The lower two storeys are treated as a heavy, earthy base in concrete and stone. Continuous with the street, this layer contains public spaces that will invite participation in the life of the music department. A glazed lobby at the corner will welcome visitors to the building, and the recital hall's glass wall facing Aylmer will afford passers by a sneak peek of the performances inside. Although the scoring stage is mostly buried underground, a portion of it will rise two storeys above ground and will be clad in a massive expanse of grey limestone, which will form the back portion of this base.

On top of this base is a new horizontal ground plane - a thick slab that corresponds with the level that Aylmer would rise to, if its steep slope from downtown continued up toward the mountain. This level also matches the height of the housing complexes on Aylmer.

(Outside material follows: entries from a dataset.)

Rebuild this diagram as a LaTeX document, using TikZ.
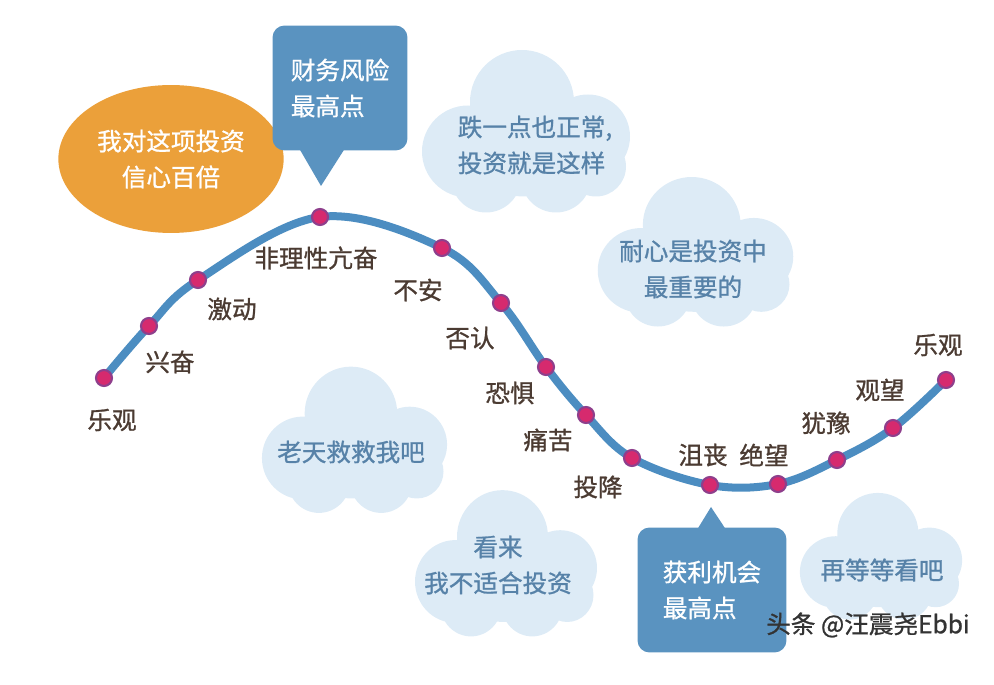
\documentclass[tikz,border=0pt]{standalone}
\usepackage{fontspec}
\setmainfont{Noto Sans CJK SC}[FakeBold=1]
\usetikzlibrary{shapes.geometric,calc}
\definecolor{curveblue}{HTML}{4C8DC1}
\definecolor{boxblue}{HTML}{5A93C0}
\definecolor{moodorange}{HTML}{EBA03A}
\definecolor{cloudfill}{HTML}{DDEBF6}
\definecolor{cloudtext}{HTML}{5782A8}
\definecolor{moodbrown}{HTML}{4B3B32}
\definecolor{dotpink}{HTML}{D62A6E}
\definecolor{dotrim}{HTML}{8E3F8C}
\begin{document}
\begin{tikzpicture}[x=0.02cm, y=-0.02cm, every node/.style={font=\fontsize{14}{20.5}\selectfont},
  moodtext/.style={text=moodbrown,inner sep=1pt},
  mooddot/.style={circle,fill=dotpink,draw=dotrim,line width=1.2pt,minimum size=0.32cm,inner sep=0pt},
  cloudnote/.style={text=cloudtext,align=center,inner sep=1pt},
  riskbox/.style={fill=boxblue,rounded corners=0.24cm,text=white,align=left,minimum height=2.5cm},
  cloudpuffs/.pic={\fill[cloudfill] (-4,-29.5) circle[radius=52] (62,5) circle[radius=42]
    (-58,20) circle[radius=46] (-40,46) circle[radius=35] (30,46) circle[radius=35]
    (70,35) circle[radius=30] (0,15) ellipse[x radius=75,y radius=50];}]
\useasboundingbox (0,0) rectangle (994,685);
% clouds
\pic at (526,131.5) {cloudpuffs};
\pic[xscale=0.94,yscale=0.92] at (695.5,252) {cloudpuffs};
\pic[xscale=0.89,yscale=0.9] at (354.5,440) {cloudpuffs};
\pic[xscale=0.875,yscale=0.9] at (506,563.5) {cloudpuffs};
\pic[xscale=0.78,yscale=0.78] at (881,556.5) {cloudpuffs};
\node[cloudnote,align=left] (c1) at (535,145) {跌一点也正常,\\投资就是这样};
\node[cloudnote] (c2) at (693,269) {耐心是投资中\\最重要的};
\node[cloudnote] (c3) at (351,452) {老天救救我吧};
\node[cloudnote] (c4) at (498,565) {看来\\我不适合投资};
\node[cloudnote] (c5) at (882,570) {再等等看吧};
% the curve
\coordinate (p1) at (104,378); \coordinate (p2) at (149,326); \coordinate (p3) at (198,280);
\coordinate (p4) at (320,217); \coordinate (p5) at (442,248); \coordinate (p6) at (501,303);
\coordinate (p7) at (546,367); \coordinate (p8) at (586,415); \coordinate (p9) at (632,458);
\coordinate (p10) at (710,485); \coordinate (p11) at (778,484); \coordinate (p12) at (837,460);
\coordinate (p13) at (893,428); \coordinate (p14) at (946,380);
\draw[curveblue,line width=0.16cm] plot[smooth,tension=0.6] coordinates {(p1) (p2) (p3) (p4) (p5) (p6) (p7) (p8) (p9) (p10) (p11) (p12) (p13) (p14)};
\foreach \i in {1,...,14} \node[mooddot] (d\i) at (p\i) {};
% moods
\node[moodtext] (m1) at (112,420) {乐观};
\node[moodtext] (m2) at (170,362) {兴奋};
\node[moodtext] (m3) at (232,309) {激动};
\node[moodtext] (m4) at (316,258) {非理性亢奋};
\node[moodtext] (m5) at (418,290) {不安};
\node[moodtext] (m6) at (470,338) {否认};
\node[moodtext] (m7) at (510,393) {恐惧};
\node[moodtext] (m8) at (548,440) {痛苦};
\node[moodtext] (m9) at (598,487) {投降};
\node[moodtext] (m10) at (703,455) {沮丧};
\node[moodtext] (m11) at (764,455) {绝望};
\node[moodtext] (m12) at (826,423) {犹豫};
\node[moodtext] (m13) at (880,390) {观望};
\node[moodtext] (m14) at (938,345) {乐观};
% orange bubble
\node[ellipse,fill=moodorange,text=white,align=center,minimum width=3.56cm,minimum height=2.96cm] (conf) at (171,159) {我对这项投资\\信心百倍};
% callouts
\node[riskbox,minimum width=2.7cm] (risk) at (340,88) {财务风险\\最高点};
\coordinate (tipA) at (321,186);
\fill[boxblue] ($(risk.south)+(-40,-1)$) -- (tipA) -- ($(risk.south)+(4,-1)$) -- cycle;
\node[riskbox,minimum width=2.98cm] (gain) at (712,590) {获利机会\\最高点};
\coordinate (tipB) at (711,507);
\fill[boxblue] ($(gain.north)+(-14,1)$) -- (tipB) -- ($(gain.north)+(13,1)$) -- cycle;
% watermark
\node[text=black!80,font=\fontsize{14}{16}\selectfont] (mark) at (868,625) {头条 @汪震尧Ebbi};
\end{tikzpicture}
\end{document}
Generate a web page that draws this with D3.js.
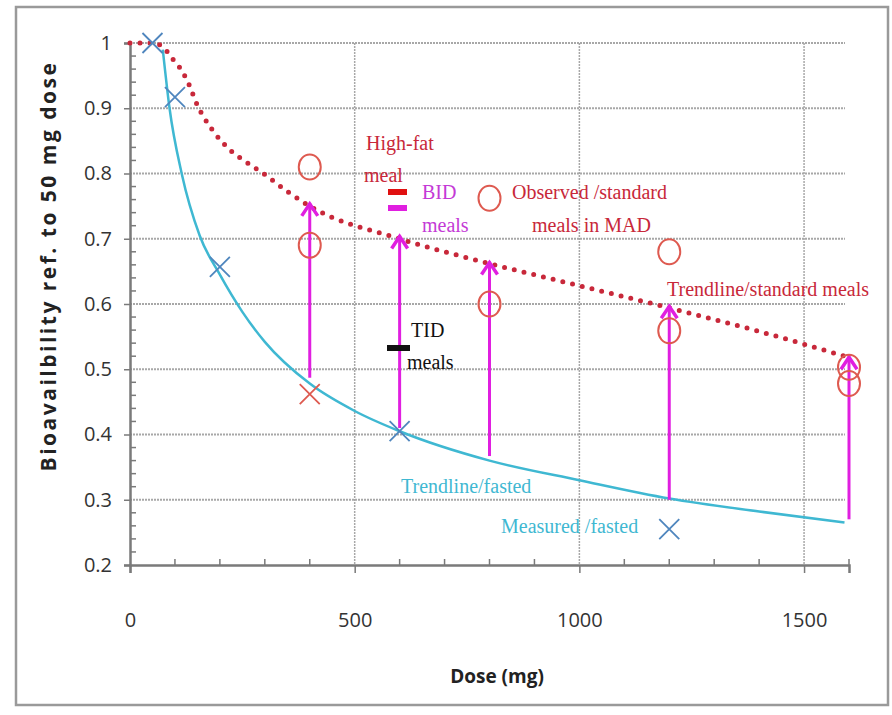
<!DOCTYPE html>
<html>
<head>
<meta charset="utf-8">
<script src="https://cdn.jsdelivr.net/npm/d3@7"></script>
<style>
  body { margin: 0; background: #fff; }
</style>
</head>
<body>
<script>
// values
const measuredFasted = [[50, 1.0], [100, 0.917], [200, 0.657], [600, 0.405], [1200, 0.255]]
const measuredFastedRed = [[400, 0.462]]
const trendFasted = [[73, 0.99], [88, 0.9], [115, 0.8], [155, 0.705], [200, 0.645], [250, 0.588],
  [300, 0.542], [400, 0.478], [500, 0.436], [600, 0.405], [800, 0.36], [1000, 0.33], [1200, 0.302],
  [1400, 0.282], [1590, 0.265]]
const trendStandard = [[0, 1.0], [50, 1.0], [73, 0.994], [93, 0.977], [111, 0.962], [127, 0.943],
  [151, 0.903], [182, 0.868], [218, 0.839], [262, 0.816], [305, 0.796], [349, 0.773],
  [400, 0.75], [600, 0.70], [800, 0.662], [1000, 0.628], [1200, 0.594], [1400, 0.558], [1590, 0.52]]
const observedStandard = [[400, 0.81], [400, 0.69], [800, 0.762], [800, 0.60],
  [1200, 0.68], [1200, 0.559], [1600, 0.503], [1600, 0.478]]
const arrowDose = [400, 600, 800, 1200, 1600]
const arrowFrom = [0.487, 0.41, 0.367, 0.30, 0.27]
const arrowTo = [0.755, 0.705, 0.665, 0.598, 0.52]
const xTicks = [0, 500, 1000, 1500]
const yTicks = [0.2, 0.3, 0.4, 0.5, 0.6, 0.7, 0.8, 0.9, 1]

width = 892
height = 715

const x = d3.scaleLinear().domain([0, 1600]).range([130, 849])
const y = d3.scaleLinear().domain([0.2, 1]).range([565, 43])

const red = "#c8283a", salmon = "#de5a50", cyan = "#3fb8d2", steel = "#4f86be", magenta = "#e01fe0"

const svg = d3.select("body").append("svg")
    .attr("width", width)
    .attr("height", height)

// outer frame
svg.append("rect")
    .attr("x", 16).attr("y", 7)
    .attr("width", 872).attr("height", 698)
    .attr("fill", "#fff")
    .attr("stroke", "#9a9a9a")
    .attr("stroke-width", 2.5)

// gridlines
svg.append("g")
    .selectAll("line")
    .data(yTicks.slice(1))
    .join("line")
    .attr("x1", x(0)).attr("x2", x(1600) - 4)
    .attr("y1", d => y(d)).attr("y2", d => y(d))
    .attr("stroke", "#a8a8a8")
    .attr("stroke-width", 2)
    .attr("stroke-dasharray", "2 1")

svg.append("g")
    .selectAll("line")
    .data(xTicks.slice(1))
    .join("line")
    .attr("x1", d => x(d)).attr("x2", d => x(d))
    .attr("y1", y(1)).attr("y2", y(0.2))
    .attr("stroke", "#a8a8a8")
    .attr("stroke-width", 1.5)
    .attr("stroke-dasharray", "2 1")

// axes
const xAxis = svg.append("g")
    .attr("transform", `translate(0,${y(0.2)})`)
    .call(d3.axisBottom(x).tickValues(xTicks).tickFormat(d3.format("d")).tickSize(8).tickPadding(40))
xAxis.select(".domain").attr("stroke", "#7a7a7a").attr("stroke-width", 2.5)
xAxis.selectAll(".tick line").attr("stroke", "#7a7a7a").attr("stroke-width", 1.5)
xAxis.selectAll("text")
    .attr("fill", "#333")
    .style("font", "20px 'Open Sans', sans-serif")

svg.append("g")
    .selectAll("line")
    .data(d3.range(100, 1601, 100).filter(d => d % 500 !== 0))
    .join("line")
    .attr("x1", d => x(d)).attr("x2", d => x(d))
    .attr("y1", y(0.2) - 6).attr("y2", y(0.2))
    .attr("stroke", "#7a7a7a")
    .attr("stroke-width", 1.5)

const yAxis = svg.append("g")
    .attr("transform", `translate(${x(0)},0)`)
    .call(d3.axisLeft(y).tickValues(yTicks).tickFormat(d3.format("")).tickSize(6).tickPadding(12))
yAxis.select(".domain").attr("stroke", "#7a7a7a").attr("stroke-width", 2.5)
yAxis.selectAll(".tick line").attr("stroke", "#7a7a7a").attr("stroke-width", 1.5)
yAxis.selectAll("text")
    .attr("fill", "#333")
    .style("font", "20px 'Open Sans', sans-serif")

svg.append("g")
    .selectAll("line")
    .data(d3.range(0.22, 1, 0.02).filter(d => Math.abs(d * 10 - Math.round(d * 10)) > 0.01))
    .join("line")
    .attr("x1", x(0)).attr("x2", x(0) + 6)
    .attr("y1", d => y(d)).attr("y2", d => y(d))
    .attr("stroke", "#7a7a7a")
    .attr("stroke-width", 1.5)

// axis titles
svg.append("text")
    .attr("x", 497).attr("y", 683)
    .attr("text-anchor", "middle")
    .attr("fill", "#222")
    .style("font", "bold 19px 'Open Sans', sans-serif")
    .text("Dose (mg)")

svg.append("text")
    .attr("transform", "translate(56,266) rotate(-90)")
    .attr("text-anchor", "middle")
    .attr("fill", "#222")
    .attr("letter-spacing", 2.5)
    .style("font", "bold 21px 'Open Sans', sans-serif")
    .text("Bioavailbility  ref. to 50 mg dose")

// trendlines
const line = d3.line().x(d => x(d[0])).y(d => y(d[1])).curve(d3.curveMonotoneX)

svg.append("path")
    .datum(trendFasted)
    .attr("d", line)
    .attr("fill", "none")
    .attr("stroke", cyan)
    .attr("stroke-width", 2.5)

svg.append("path")
    .datum(trendStandard)
    .attr("d", line)
    .attr("fill", "none")
    .attr("stroke", red)
    .attr("stroke-width", 5)
    .attr("stroke-linecap", "round")
    .attr("stroke-dasharray", "0 10")

// arrows fasted -> standard meals
const arrows = svg.append("g")
    .selectAll("g")
    .data(arrowDose.map((d, i) => [d, arrowFrom[i], arrowTo[i]]))
    .join("g")
    .attr("stroke", magenta)
    .attr("fill", "none")
    .attr("stroke-width", 3)

arrows.append("line")
    .attr("x1", d => x(d[0])).attr("x2", d => x(d[0]))
    .attr("y1", d => y(d[1])).attr("y2", d => y(d[2]))

arrows.append("path")
    .attr("d", d => `M${x(d[0]) - 8},${y(d[2]) + 13}L${x(d[0])},${y(d[2]) + 1}L${x(d[0]) + 8},${y(d[2]) + 13}`)
    .attr("stroke-width", 3.5)

// observed circles
svg.append("g")
    .selectAll("ellipse")
    .data(observedStandard)
    .join("ellipse")
    .attr("cx", d => x(d[0]))
    .attr("cy", d => y(d[1]))
    .attr("rx", 11)
    .attr("ry", 12.5)
    .attr("fill", "none")
    .attr("stroke", salmon)
    .attr("stroke-width", 2)

// measured X markers
const cross = (sel, color) => sel
    .attr("d", d => {
        const cx = x(d[0]), cy = y(d[1]), s = 10
        return `M${cx - s},${cy - s}L${cx + s},${cy + s}M${cx - s},${cy + s}L${cx + s},${cy - s}`
    })
    .attr("fill", "none")
    .attr("stroke", color)
    .attr("stroke-width", 1.8)

svg.append("g").selectAll("path").data(measuredFasted).join("path").call(cross, steel)
svg.append("g").selectAll("path").data(measuredFastedRed).join("path").call(cross, salmon)

// annotations
const serif = "'Liberation Serif', 'Times New Roman', serif"
const note = (tx, ty, str, color) => svg.append("text")
    .attr("x", tx).attr("y", ty)
    .attr("fill", color)
    .style("font", `20px ${serif}`)
    .text(str)

note(366, 150, "High-fat", red)
note(364, 182, "meal", red)
note(422, 199, "BID", "#c43ad6")
note(422, 232, "meals", "#c43ad6")
note(512, 199, "Observed /standard", red)
note(532, 232, "meals in MAD", red)
note(667, 296, "Trendline/standard meals", red)
note(411, 337, "TID", "#111")
note(407, 369, "meals", "#111")
note(401, 493, "Trendline/fasted", cyan)
note(501, 533, "Measured /fasted", cyan)

// small legend bars
const bars = [[388, 189, 19, "#e01010"], [388, 205, 19, magenta], [387, 345, 23, "#111"]]
svg.append("g")
    .selectAll("rect")
    .data(bars)
    .join("rect")
    .attr("x", d => d[0]).attr("y", d => d[1])
    .attr("width", d => d[2]).attr("height", 6)
    .attr("fill", d => d[3])
</script>
</body>
</html>
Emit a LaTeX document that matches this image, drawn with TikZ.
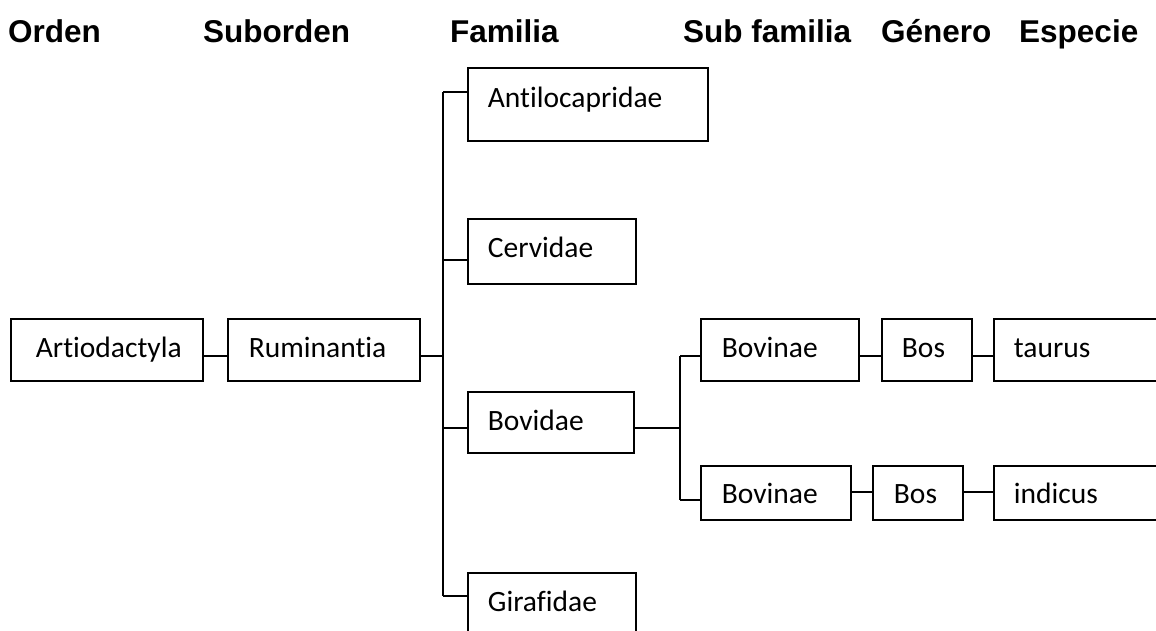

Perched on top of this new ground, the remaining seven storeys will be clad in airy, black and grey zinc strips, looking like the finely striated layers of earth of an archaeological excavation. This lighter topping will contain the more "private" elements of the program, and will raise the overall building to a height closer to that of the high-rises lining Sherbrooke.

Architectural plans for the building

The library will be a key component of the upper levels, forming a prismatic white cube that will open like a lens toward the city. When illuminated at night, the library will act as a beacon that signals the beginning of the university. Hints of this overall effect can already be seen as the building takes form and begins to create a visual presence Montreal. As Saucier notes, the library portion of the building-in-progress can already be seen from both directions on Sherbrooke, as well as from downtown, looking up Aylmer from President-Kennedy.

As an architectural landmark with a technologically advanced infrastructure, the new building will enable McLean to continue attracting faculty involved in musical research that pushes both the disciplinary and creative envelopes. The building will also forge new links between different streams of music students. McGill's music program is known not only for training professional musicians, but also for promoting humanities-based and scientific and technical research in music. "We're uniquely positioned in operating at a top level in all three areas," McLean remarks, noting that this building is a space where collaborations between the different departmental constituents will take place. Researchers will have access to state-of-the-art technology, and conversely, musicians will have the opportunity to become as comfortable in the recording studio and research lab as they are on stage.

The project's beginnings go back to 1994; since then, it's gone through many transformations. When he inherited the project in 1998, McLean realized that changes in technology and in the faculty's research capacity demanded that many elements of the initial design would need rethinking "to do it right." The building grew from a $24-million to a $50-million project, and incorporated new partnerships and technologies along the way.

Its actual realization - 10 years later - makes the building a long-held promise that as a consequence is being greeted with some scepticism from the student body. "On the one hand, we're really excited - it's great to have a home for the library, and it's already brought new faculty to the school," says David Matthews, vice-principal internal of the Music Undergraduate Students' Association. "But we're concerned about the logistics." He notes that funding is still short for finishing the administrative floors, and even when the building is complete, it'll be a floor short of providing adequate research space. As a result, students won't be able to reclaim several research offices in Strathcona as practice rooms, as they had hoped to do. "It's a step, but it's still not everything we need."

It's a big step, and one whose buzz of construction will soon turn into music to the ears of performers, acoustical researchers and modern architecture aficionados alike. McLean anticipates that the building will be finished in November 2004, and after being fitted with equipment and furniture, it will open its doors next spring - a date that harmonizes well with the 100th anniversary season of the music school.